# Frogs & Toads > Other Frogs & Toads >  Mossy frogs+Fish=?

## Brett

I'm thinking about buying one or two Vietnamese mossy frogs, and I was wondering if they'd appreciate little guppies or minnows in their water area so they have something to chase and snack on and stuff. Any thoughts?

----------


## Raya

I wouldn't recommend adding fish to your mossy tank. Mossy frogs want tannin-rich water, almost yellow in color. I don't think fish would do well in that.

In the wild mossy frogs live in waterfilled holes in trees and rock formation. So they don't usually share their homes with fish. Maby it will make them nervous since they hide in the water when being scared.

But I really recommend you getting a mossy frog or two. They are really cool frogs!

----------


## Brett

> I wouldn't recommend adding fish to your mossy tank. Mossy frogs want tannin-rich water, almost yellow in color. I don't think fish would do well in that.
> 
> In the wild mossy frogs live in waterfilled holes in trees and rock formation. So they don't usually share their homes with fish. Maby it will make them nervous since they hide in the water when being scared.
> 
> But I really recommend you getting a mossy frog or two. They are really cool frogs!


Thanks for the input! I definitely won't add fish to the setup now.

----------


## Martin

> I'm thinking about buying one or two Vietnamese mossy frogs, and I was wondering if they'd appreciate little guppies or minnows in their water area so they have something to chase and snack on and stuff. Any thoughts?


The frogs sure won't mind, food is always food  :Wink: 
However, you'd want to make sure the fish is free from nastiness etc. I'm pretty sure the fish won't like the kind of water that mossies like (like Raya said), but then again I don't know anything about keeping fish. Lastly, not all kind of fish is suitable for the frogs to eat (which they most likely will). Guppies are supposed to be fine, but I personally think it's more hassle than it's worth.

----------


## Brett

> The frogs sure won't mind, food is always food 
> However, you'd want to make sure the fish is free from nastiness etc. I'm pretty sure the fish won't like the kind of water that mossies like (like Raya said), but then again I don't know anything about keeping fish. Lastly, not all kind of fish is suitable for the frogs to eat (which they most likely will). Guppies are supposed to be fine, but I personally think it's more hassle than it's worth.


Yeah, that's what I concluded after I gave it some thought.
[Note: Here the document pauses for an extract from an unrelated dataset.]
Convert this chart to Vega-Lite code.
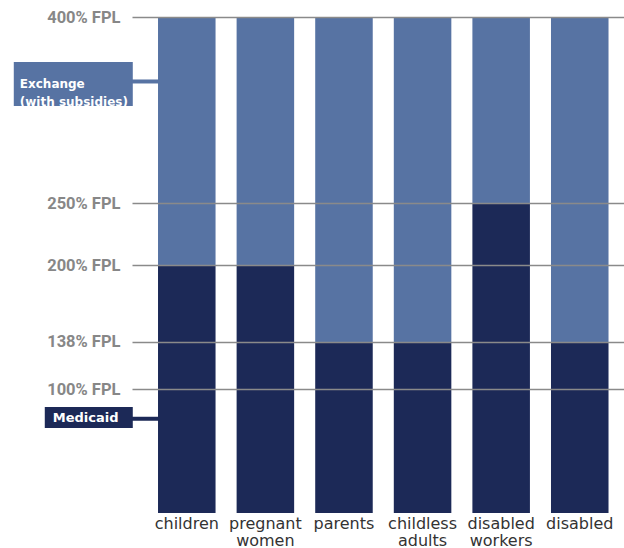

I just figured it might be entertaining for me and the frogs.  :Big Grin:

----------


## bill

tannin rich water is what is commonly known as blackwater. they are countless species of fish that not only survive in blackwater, but THRIVE in it. some species are neon and cardinal tetras, endler's live bearers (a guppy relative that is less prone to parasites), mosquito fish and many others. all are peaceful fish that would be more scared of the frogs than the frogs of them....lol

----------


## Carlos

> I wouldn't recommend adding fish to your mossy tank. Mossy frogs want tannin-rich water, almost yellow in color. I don't think fish would do well in that.
> 
> In the wild mossy frogs live in waterfilled holes in trees and rock formation. So they don't usually share their homes with fish. Maby it will make them nervous since they hide in the water when being scared.
> 
> But I really recommend you getting a mossy frog or two. They are really cool frogs!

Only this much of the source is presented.